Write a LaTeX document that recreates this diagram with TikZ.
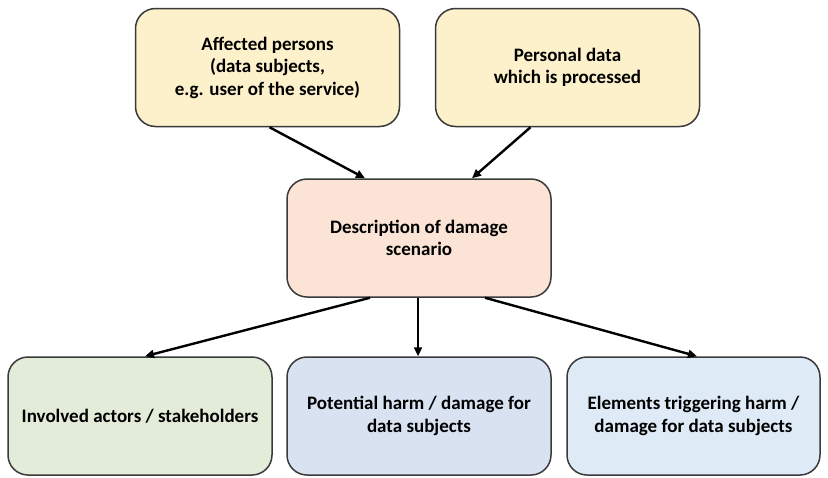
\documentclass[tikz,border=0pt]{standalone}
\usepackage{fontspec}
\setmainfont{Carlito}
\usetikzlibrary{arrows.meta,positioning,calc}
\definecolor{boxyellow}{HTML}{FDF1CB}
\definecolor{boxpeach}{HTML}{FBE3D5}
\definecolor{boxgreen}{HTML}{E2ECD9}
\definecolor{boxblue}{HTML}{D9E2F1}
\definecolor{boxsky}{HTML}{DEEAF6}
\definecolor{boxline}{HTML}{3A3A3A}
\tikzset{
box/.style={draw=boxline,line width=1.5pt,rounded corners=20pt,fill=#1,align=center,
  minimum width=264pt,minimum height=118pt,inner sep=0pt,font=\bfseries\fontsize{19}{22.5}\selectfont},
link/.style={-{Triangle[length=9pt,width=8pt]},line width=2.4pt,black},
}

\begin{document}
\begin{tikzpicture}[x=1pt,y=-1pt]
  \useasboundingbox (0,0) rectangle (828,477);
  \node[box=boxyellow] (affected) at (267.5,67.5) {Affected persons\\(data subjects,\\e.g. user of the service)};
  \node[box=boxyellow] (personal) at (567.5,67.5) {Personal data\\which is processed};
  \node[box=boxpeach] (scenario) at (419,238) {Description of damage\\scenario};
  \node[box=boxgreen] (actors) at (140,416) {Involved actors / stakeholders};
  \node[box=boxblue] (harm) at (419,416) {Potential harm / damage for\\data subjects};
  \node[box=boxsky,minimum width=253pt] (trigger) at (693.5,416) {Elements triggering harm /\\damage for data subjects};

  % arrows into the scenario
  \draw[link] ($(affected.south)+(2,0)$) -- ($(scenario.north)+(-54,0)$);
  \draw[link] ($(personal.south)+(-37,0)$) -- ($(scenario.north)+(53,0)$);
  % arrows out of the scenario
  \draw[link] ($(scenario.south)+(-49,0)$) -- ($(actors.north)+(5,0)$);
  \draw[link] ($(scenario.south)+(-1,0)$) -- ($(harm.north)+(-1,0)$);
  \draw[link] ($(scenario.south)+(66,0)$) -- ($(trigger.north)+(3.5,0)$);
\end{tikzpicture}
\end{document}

▶ What you have to do
Write out the whole listing again, exactly, with no pictures.

▶ Reply to the task
Write a LaTeX document that recreates this diagram with TikZ.
\documentclass[tikz,border=0pt]{standalone}
\usepackage{fontspec}
\setmainfont{Carlito}
\usetikzlibrary{arrows.meta,positioning,calc}
\definecolor{boxyellow}{HTML}{FDF1CB}
\definecolor{boxpeach}{HTML}{FBE3D5}
\definecolor{boxgreen}{HTML}{E2ECD9}
\definecolor{boxblue}{HTML}{D9E2F1}
\definecolor{boxsky}{HTML}{DEEAF6}
\definecolor{boxline}{HTML}{3A3A3A}
\tikzset{
box/.style={draw=boxline,line width=1.5pt,rounded corners=20pt,fill=#1,align=center,
  minimum width=264pt,minimum height=118pt,inner sep=0pt,font=\bfseries\fontsize{19}{22.5}\selectfont},
link/.style={-{Triangle[length=9pt,width=8pt]},line width=2.4pt,black},
}

\begin{document}
\begin{tikzpicture}[x=1pt,y=-1pt]
  \useasboundingbox (0,0) rectangle (828,477);
  \node[box=boxyellow] (affected) at (267.5,67.5) {Affected persons\\(data subjects,\\e.g. user of the service)};
  \node[box=boxyellow] (personal) at (567.5,67.5) {Personal data\\which is processed};
  \node[box=boxpeach] (scenario) at (419,238) {Description of damage\\scenario};
  \node[box=boxgreen] (actors) at (140,416) {Involved actors / stakeholders};
  \node[box=boxblue] (harm) at (419,416) {Potential harm / damage for\\data subjects};
  \node[box=boxsky,minimum width=253pt] (trigger) at (693.5,416) {Elements triggering harm /\\damage for data subjects};

  % arrows into the scenario
  \draw[link] ($(affected.south)+(2,0)$) -- ($(scenario.north)+(-54,0)$);
  \draw[link] ($(personal.south)+(-37,0)$) -- ($(scenario.north)+(53,0)$);
  % arrows out of the scenario
  \draw[link] ($(scenario.south)+(-49,0)$) -- ($(actors.north)+(5,0)$);
  \draw[link] ($(scenario.south)+(-1,0)$) -- ($(harm.north)+(-1,0)$);
  \draw[link] ($(scenario.south)+(66,0)$) -- ($(trigger.north)+(3.5,0)$);
\end{tikzpicture}
\end{document}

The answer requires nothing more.